• Aim of the task:
Repeat the material below exactly, with no pictures.

• Material provided:
____

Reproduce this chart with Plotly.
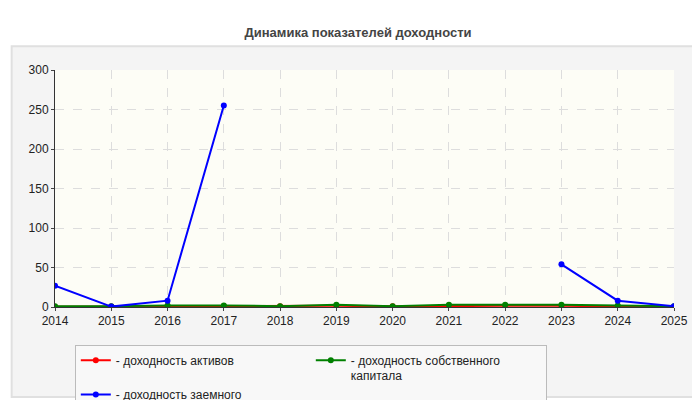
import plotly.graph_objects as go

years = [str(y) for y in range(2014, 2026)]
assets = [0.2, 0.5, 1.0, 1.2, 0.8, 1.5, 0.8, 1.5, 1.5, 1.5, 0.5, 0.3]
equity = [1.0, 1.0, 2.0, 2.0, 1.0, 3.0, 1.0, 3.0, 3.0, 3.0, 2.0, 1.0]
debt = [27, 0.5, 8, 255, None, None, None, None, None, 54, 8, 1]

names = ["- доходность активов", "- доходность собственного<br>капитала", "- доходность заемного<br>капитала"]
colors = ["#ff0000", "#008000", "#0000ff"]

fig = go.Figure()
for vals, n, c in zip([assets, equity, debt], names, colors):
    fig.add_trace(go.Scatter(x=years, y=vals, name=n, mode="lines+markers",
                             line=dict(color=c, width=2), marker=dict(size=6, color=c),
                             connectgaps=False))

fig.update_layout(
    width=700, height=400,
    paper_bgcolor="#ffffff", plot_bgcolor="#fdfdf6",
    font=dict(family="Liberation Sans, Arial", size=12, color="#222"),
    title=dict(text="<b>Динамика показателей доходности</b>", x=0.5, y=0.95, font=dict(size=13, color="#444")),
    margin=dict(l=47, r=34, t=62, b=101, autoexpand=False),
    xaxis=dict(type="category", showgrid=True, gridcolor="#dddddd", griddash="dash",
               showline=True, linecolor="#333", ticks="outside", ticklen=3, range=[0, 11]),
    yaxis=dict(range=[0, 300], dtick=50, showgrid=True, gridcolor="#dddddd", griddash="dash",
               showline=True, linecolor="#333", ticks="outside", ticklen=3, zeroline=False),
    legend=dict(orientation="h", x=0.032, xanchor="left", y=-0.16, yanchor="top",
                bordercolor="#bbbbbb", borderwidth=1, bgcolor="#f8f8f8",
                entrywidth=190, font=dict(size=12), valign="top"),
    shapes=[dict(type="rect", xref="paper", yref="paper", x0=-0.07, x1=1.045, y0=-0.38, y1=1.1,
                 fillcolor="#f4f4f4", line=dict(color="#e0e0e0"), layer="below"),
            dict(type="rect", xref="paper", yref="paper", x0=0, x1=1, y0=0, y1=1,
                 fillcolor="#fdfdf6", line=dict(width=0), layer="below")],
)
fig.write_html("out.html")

____

• Exercise result:
Reproduce this chart with Plotly.
import plotly.graph_objects as go

years = [str(y) for y in range(2014, 2026)]
assets = [0.2, 0.5, 1.0, 1.2, 0.8, 1.5, 0.8, 1.5, 1.5, 1.5, 0.5, 0.3]
equity = [1.0, 1.0, 2.0, 2.0, 1.0, 3.0, 1.0, 3.0, 3.0, 3.0, 2.0, 1.0]
debt = [27, 0.5, 8, 255, None, None, None, None, None, 54, 8, 1]

names = ["- доходность активов", "- доходность собственного<br>капитала", "- доходность заемного<br>капитала"]
colors = ["#ff0000", "#008000", "#0000ff"]

fig = go.Figure()
for vals, n, c in zip([assets, equity, debt], names, colors):
    fig.add_trace(go.Scatter(x=years, y=vals, name=n, mode="lines+markers",
                             line=dict(color=c, width=2), marker=dict(size=6, color=c),
                             connectgaps=False))

fig.update_layout(
    width=700, height=400,
    paper_bgcolor="#ffffff", plot_bgcolor="#fdfdf6",
    font=dict(family="Liberation Sans, Arial", size=12, color="#222"),
    title=dict(text="<b>Динамика показателей доходности</b>", x=0.5, y=0.95, font=dict(size=13, color="#444")),
    margin=dict(l=47, r=34, t=62, b=101, autoexpand=False),
    xaxis=dict(type="category", showgrid=True, gridcolor="#dddddd", griddash="dash",
               showline=True, linecolor="#333", ticks="outside", ticklen=3, range=[0, 11]),
    yaxis=dict(range=[0, 300], dtick=50, showgrid=True, gridcolor="#dddddd", griddash="dash",
               showline=True, linecolor="#333", ticks="outside", ticklen=3, zeroline=False),
    legend=dict(orientation="h", x=0.032, xanchor="left", y=-0.16, yanchor="top",
                bordercolor="#bbbbbb", borderwidth=1, bgcolor="#f8f8f8",
                entrywidth=190, font=dict(size=12), valign="top"),
    shapes=[dict(type="rect", xref="paper", yref="paper", x0=-0.07, x1=1.045, y0=-0.38, y1=1.1,
                 fillcolor="#f4f4f4", line=dict(color="#e0e0e0"), layer="below"),
            dict(type="rect", xref="paper", yref="paper", x0=0, x1=1, y0=0, y1=1,
                 fillcolor="#fdfdf6", line=dict(width=0), layer="below")],
)
fig.write_html("out.html")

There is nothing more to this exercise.